In late September, North Korean officials globally circulated a missive — "Open Letter to Parliaments of Different Countries" — through its system of international embassies.
"If Trump thinks that he would bring the Democratic People's Republic of Korea, a nuclear power, to its knees through nuclear war threat, it will be a big miscalculation and an expression of ignorance. Trump threatened to totally destroy the DPRK, dignified independent and sovereign state and nuclear power. It is an extreme act of threatening to totally destroy the whole world," the letter read.
Open Letter to Parliaments of Different Countries https://t.co/mTMQJw81qO— KCNA Watch (@KCNAWatch) September 26, 2017
It went to state the DPRK had "emerged as a nuclear power true to its name" and built the "powerful arsenal of nukes and multifarious means of delivery of nuclear weapons."
The Foreign Affairs Committee of the Supreme People's Assembly of the DPRK expressed belief that different countries in the world "loving independence, peace and justice" would take the opportunity to "fulfill their due missions and duties" in realizing the "human desire for international justice and peace," against the "heinous and reckless" Trump administration.

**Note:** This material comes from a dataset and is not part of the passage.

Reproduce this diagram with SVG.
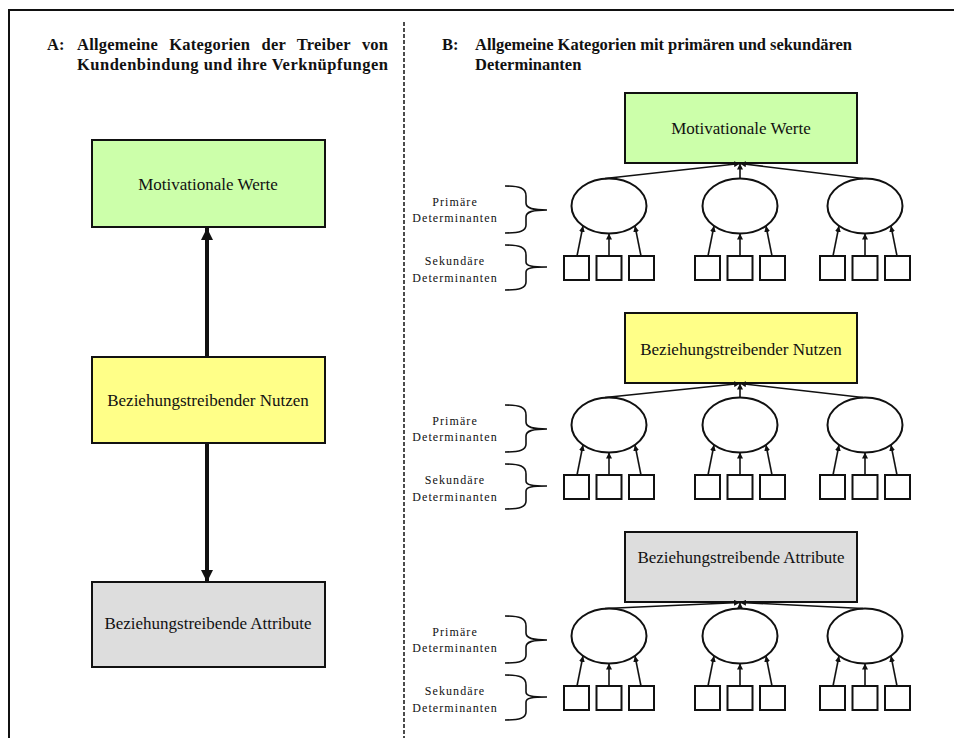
<svg xmlns="http://www.w3.org/2000/svg" width="954" height="738" viewBox="0 0 954 738">
<defs>
<style>
.hdr{font-family:"Liberation Serif","Times New Roman",serif;font-weight:bold;font-size:16.5px;fill:#111}
.lbl{font-family:"Liberation Serif","Times New Roman",serif;font-size:17px;fill:#111;text-anchor:middle}
.sm{font-family:"Liberation Serif","Times New Roman",serif;font-size:12px;fill:#111;text-anchor:middle;letter-spacing:1.1px}
.box{stroke:#111;stroke-width:2}
.ell{fill:#fff;stroke:#111;stroke-width:2}
.sq{fill:#fff;stroke:#111;stroke-width:2}
.ln{stroke:#111;stroke-width:1.6;fill:none}
.brace{stroke:#111;stroke-width:1.6;fill:none}
.thick{stroke:#111;stroke-width:4;fill:none}
</style>
<marker id="ah" viewBox="0 0 10 10" refX="10" refY="5" markerWidth="6" markerHeight="6" orient="auto" markerUnits="userSpaceOnUse">
<path d="M0,0 L10,5 L0,10 z" fill="#111"/>
</marker>
<marker id="ahBig" viewBox="0 0 10 10" refX="10" refY="5" markerWidth="12" markerHeight="12" orient="auto" markerUnits="userSpaceOnUse">
<path d="M0,0 L10,5 L0,10 z" fill="#111"/>
</marker>
<g id="tree">
<ellipse class="ell" cx="0" cy="0" rx="37.5" ry="27.5"/>
<rect class="sq" x="-45" y="50" width="25" height="24"/>
<rect class="sq" x="-12.5" y="50" width="25" height="24"/>
<rect class="sq" x="20" y="50" width="25" height="24"/>
<line class="ln" x1="-32" y1="50" x2="-26" y2="20" marker-end="url(#ah)"/>
<line class="ln" x1="0" y1="50" x2="0" y2="27.5" marker-end="url(#ah)"/>
<line class="ln" x1="32" y1="50" x2="26" y2="20" marker-end="url(#ah)"/>
</g>
<g id="braces">
<path class="brace" d="M505,186 C520,186 526,188 526,196 L526,203 C526,208 532,210 547,210 C532,210 526,212 526,217 L526,225 C526,231 520,233 505,233"/>
<path class="brace" d="M505,245 C520,245 526,247 526,255 L526,262 C526,266 532,267 547,267 C532,267 526,268 526,272 L526,282 C526,288 520,290 505,290"/>
<text class="sm" x="455" y="206">Primäre</text>
<text class="sm" x="455" y="222">Determinanten</text>
<text class="sm" x="455" y="265">Sekundäre</text>
<text class="sm" x="455" y="282">Determinanten</text>
</g>
</defs>

<g id="frame">
<line x1="8" y1="10" x2="954" y2="10" stroke="#111" stroke-width="2"/>
<line x1="9" y1="10" x2="9" y2="738" stroke="#111" stroke-width="2"/>
<line x1="404" y1="22" x2="404" y2="738" stroke="#111" stroke-width="1.5" stroke-dasharray="4,2"/>
</g>

<g id="headerA">
<text class="hdr" x="47" y="50">A:</text>
<text class="hdr" x="77" y="50" word-spacing="7" textLength="311" lengthAdjust="spacing">Allgemeine Kategorien der Treiber von</text>
<text class="hdr" x="77" y="70" textLength="311" lengthAdjust="spacing">Kundenbindung und ihre Verknüpfungen</text>
</g>
<g id="headerB">
<text class="hdr" x="442" y="50">B:</text>
<text class="hdr" x="475" y="50" textLength="377" lengthAdjust="spacing">Allgemeine Kategorien mit primären und sekundären</text>
<text class="hdr" x="475" y="70">Determinanten</text>
</g>

<g id="A-motiv">
<rect class="box" x="92" y="140" width="233" height="87" fill="#ccffaa"/>
<text class="lbl" x="208" y="190">Motivationale Werte</text>
</g>
<g id="A-nutzen">
<rect class="box" x="92" y="357" width="233" height="86" fill="#ffff88"/>
<text class="lbl" x="208" y="406">Beziehungstreibender Nutzen</text>
</g>
<g id="A-attr">
<rect class="box" x="92" y="582" width="233" height="85" fill="#dddddd"/>
<text class="lbl" x="208" y="629">Beziehungstreibende Attribute</text>
</g>
<g id="A-connectors">
<line class="thick" x1="207" y1="357" x2="207" y2="228" marker-end="url(#ahBig)"/>
<line class="thick" x1="207" y1="443" x2="207" y2="582" marker-end="url(#ahBig)"/>
</g>

<g id="B-motiv">
<rect class="box" x="625" y="93" width="232" height="70" fill="#ccffaa"/>
<text class="lbl" x="741" y="134">Motivationale Werte</text>
</g>
<g id="B-nutzen">
<rect class="box" x="625" y="313" width="232" height="70" fill="#ffff88"/>
<text class="lbl" x="741" y="355">Beziehungstreibender Nutzen</text>
</g>
<g id="B-attr">
<rect class="box" x="625" y="532" width="232" height="70" fill="#dddddd"/>
<text class="lbl" x="741" y="563">Beziehungstreibende Attribute</text>
</g>

<g id="row1">
<use href="#tree" x="609" y="206"/>
<use href="#tree" x="740" y="206"/>
<use href="#tree" x="865" y="206"/>
<use href="#braces"/>
</g>
<g id="row2">
<use href="#tree" x="609" y="425"/>
<use href="#tree" x="740" y="425"/>
<use href="#tree" x="865" y="425"/>
<use href="#braces" y="219"/>
</g>
<g id="row3">
<use href="#tree" x="609" y="636"/>
<use href="#tree" x="740" y="636"/>
<use href="#tree" x="865" y="636"/>
<use href="#braces" y="430"/>
</g>

<g id="B-connectors">
<line class="ln" x1="605" y1="178.5" x2="740" y2="163.5" marker-end="url(#ah)"/>
<line class="ln" x1="740" y1="178.5" x2="740" y2="163.5" marker-end="url(#ah)"/>
<line class="ln" x1="863" y1="178.5" x2="740" y2="163.5" marker-end="url(#ah)"/>
<line class="ln" x1="605" y1="397.5" x2="740" y2="383.5" marker-end="url(#ah)"/>
<line class="ln" x1="740" y1="397.5" x2="740" y2="383.5" marker-end="url(#ah)"/>
<line class="ln" x1="863" y1="397.5" x2="740" y2="383.5" marker-end="url(#ah)"/>
<line class="ln" x1="605" y1="608.5" x2="740" y2="602.5" marker-end="url(#ah)"/>
<line class="ln" x1="740" y1="608.5" x2="740" y2="602.5" marker-end="url(#ah)"/>
<line class="ln" x1="863" y1="608.5" x2="740" y2="602.5" marker-end="url(#ah)"/>
</g>
</svg>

One recipient was Australia, via the country's embassy in Jakarta, Indonesia. Foreign Minister Julie Bishop, noting the letter was unusual.
"This is the first letter that we can find that any Australian foreign minister has received from North Korea… it's an open letter, this is not how they usually send messages around the world," Bishop said.
"This shows they are feeling desperate, isolated, trying to demonize the US, trying to divide the international community," Bishop said in an interview.
Prime Minister Malcolm Turnbull largely echoed Bishop's contempt, stating it was "basically a rant about how bad Trump is," in an interview with Melbourne 3AW radio.
The premier from down under went on to praise China, Australia's largest trading partner, saying Beijing's involvement in the latest set of United Nations Security Council sanctions, despite the country's "very close history with North Korea," was helping to "squeeze" Pyongyang into dropping its nuclear threats. Beijing's restrictions on oil exports were particularly effective, Turnbull stated.
The latest sanctions approved unanimously by the UN Security Council on September 11 came in response to North Korea's sixth and strongest underground nuclear test explosion on September 3 at its Punggye-ri nuclear site.
The sanctions ban Pyongyang from importing natural gas liquids and condensates as well as crude oil imports and exports of North Korean textile products, ban joint ventures and cooperative operations and bar any country from authorizing new work permits for North Korean workers, a major source of hard currency for the isolated northeast Asian nation.
Russia also exerts considerable influence in Pyongyang, and as a major world exporter of natural gas and crude oil (commodities North Korea depends upon), has used its involvement in the sanctions program to compel North Korean leaders to negotiate, rather than saber rattle, in order to resolve the dispute.
On October 19, CIA Director Mike Pompeo said North Korea may be months away from possessing nuclear weapons that can strike the US mainland, but Washington should behave as if the country were "on the cusp" of doing so anyway.
Russian State Duma International Affairs Committee Chairman Leonid Slutsky responded to Pompeo's comments October 20, suggesting they were part of "an information campaign" being waged against Pyongyang.
"Washington's policy in relation to countries that it does not like is a daily buildup of negative rhetoric about these countries. Today they can deliver a nuclear strike, tomorrow they possess chemical weapons, the day after tomorrow it is necessary to invade them, destroy their system, leader, turn them into a country without a state, as has happened in Libya and in Iraq," Slutsky said.
"The same happens with a number of other countries — North Korea, Iran and others, which are unsuitable for Washington in terms of building a unipolar global architecture," he told reporters.
Adding that the fanning of negative rhetoric was dangerous, as it could lead to a war, Slutsky noted a similar strategy was being employed against "Iran and others," as Washington disliked their collective building of a unipolar global architecture.